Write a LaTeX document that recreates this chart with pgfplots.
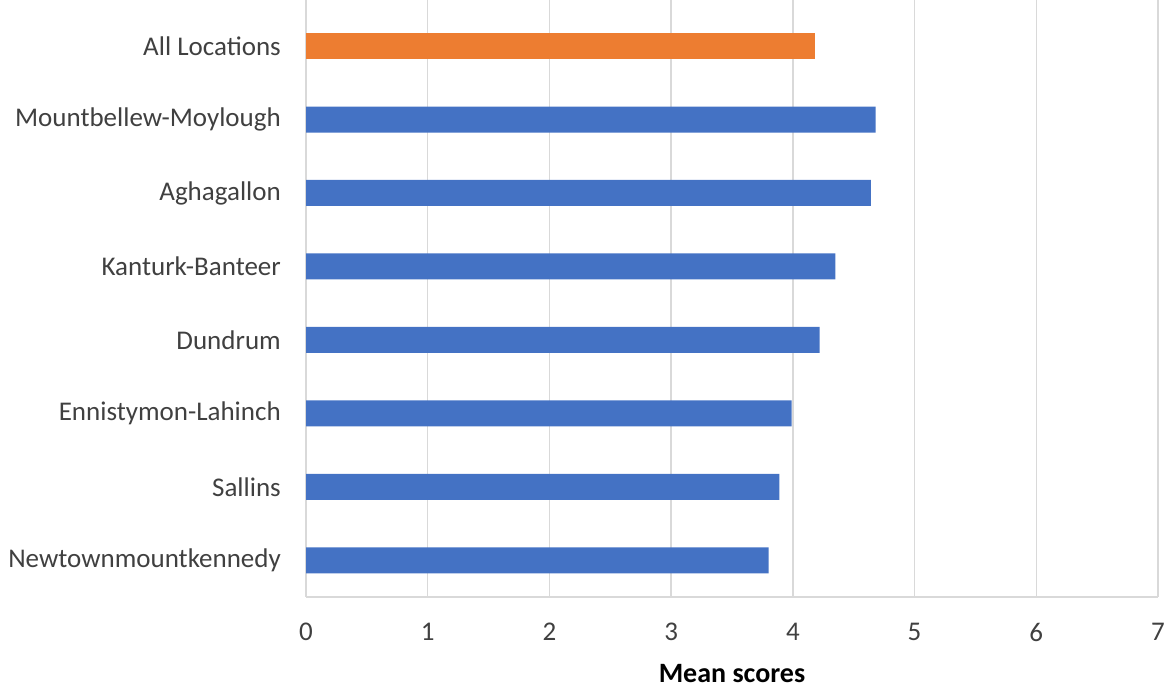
\documentclass[border=0pt]{standalone}
\usepackage{pgfplots}
\pgfplotsset{compat=1.18}
\usepackage{fontspec}
\setmainfont{Carlito}
\definecolor{barblue}{RGB}{68,114,196}
\definecolor{barorange}{RGB}{237,125,49}
\definecolor{gridgray}{RGB}{217,217,217}
\definecolor{txtgray}{RGB}{64,64,64}
\begin{document}
\begin{tikzpicture}
\useasboundingbox (0,0) rectangle (1169pt,690pt);
\begin{axis}[
  at={(306pt,93pt)}, anchor=south west,
  scale only axis,
  width=852pt, height=597pt,
  xbar, bar width=26pt,
  xmin=0, xmax=7,
  ymin=-0.5, ymax=7.627,
  xtick={0,1,...,7},
  ytick={0,...,7},
  yticklabels={Newtownmountkennedy,Sallins,Ennistymon-Lahinch,Dundrum,Kanturk-Banteer,Aghagallon,Mountbellew-Moylough,All Locations},
  /pgf/number format/assume math mode=true,
  xmajorgrids,
  major grid style={gridgray, line width=1.5pt},
  major tick length=0pt,
  axis x line*=bottom,
  axis y line*=left,
  x axis line style={gridgray, line width=1.5pt, -},
  y axis line style={draw=none},
  every tick label/.append style={font=\fontsize{27}{30}\selectfont, text=txtgray},
  xticklabel style={anchor=center, yshift=-35pt},
  yticklabel style={anchor=east, inner sep=0pt, xshift=-25pt},
  xlabel={\textbf{Mean scores}},
  xlabel style={font=\fontsize{28}{32}\selectfont, text=black, at={(axis description cs:0.5,0)}, anchor=center, yshift=-77pt},
  clip=false,
]
\addplot[draw=none, fill=barblue, bar shift=0pt] coordinates {
  (3.80,0) (3.89,1) (3.99,2) (4.22,3) (4.35,4) (4.64,5) (4.68,6)
};
\addplot[draw=none, fill=barorange, bar shift=0pt] coordinates {
  (4.18,7)
};
\end{axis}
\end{tikzpicture}
\end{document}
◆ ◆ ◆ ◆
● EXERCISE GOAL
Repeat the listing above exactly, with no pictures.

● SOLUTION
Write a LaTeX document that recreates this chart with pgfplots.
\documentclass[border=0pt]{standalone}
\usepackage{pgfplots}
\pgfplotsset{compat=1.18}
\usepackage{fontspec}
\setmainfont{Carlito}
\definecolor{barblue}{RGB}{68,114,196}
\definecolor{barorange}{RGB}{237,125,49}
\definecolor{gridgray}{RGB}{217,217,217}
\definecolor{txtgray}{RGB}{64,64,64}
\begin{document}
\begin{tikzpicture}
\useasboundingbox (0,0) rectangle (1169pt,690pt);
\begin{axis}[
  at={(306pt,93pt)}, anchor=south west,
  scale only axis,
  width=852pt, height=597pt,
  xbar, bar width=26pt,
  xmin=0, xmax=7,
  ymin=-0.5, ymax=7.627,
  xtick={0,1,...,7},
  ytick={0,...,7},
  yticklabels={Newtownmountkennedy,Sallins,Ennistymon-Lahinch,Dundrum,Kanturk-Banteer,Aghagallon,Mountbellew-Moylough,All Locations},
  /pgf/number format/assume math mode=true,
  xmajorgrids,
  major grid style={gridgray, line width=1.5pt},
  major tick length=0pt,
  axis x line*=bottom,
  axis y line*=left,
  x axis line style={gridgray, line width=1.5pt, -},
  y axis line style={draw=none},
  every tick label/.append style={font=\fontsize{27}{30}\selectfont, text=txtgray},
  xticklabel style={anchor=center, yshift=-35pt},
  yticklabel style={anchor=east, inner sep=0pt, xshift=-25pt},
  xlabel={\textbf{Mean scores}},
  xlabel style={font=\fontsize{28}{32}\selectfont, text=black, at={(axis description cs:0.5,0)}, anchor=center, yshift=-77pt},
  clip=false,
]
\addplot[draw=none, fill=barblue, bar shift=0pt] coordinates {
  (3.80,0) (3.89,1) (3.99,2) (4.22,3) (4.35,4) (4.64,5) (4.68,6)
};
\addplot[draw=none, fill=barorange, bar shift=0pt] coordinates {
  (4.18,7)
};
\end{axis}
\end{tikzpicture}
\end{document}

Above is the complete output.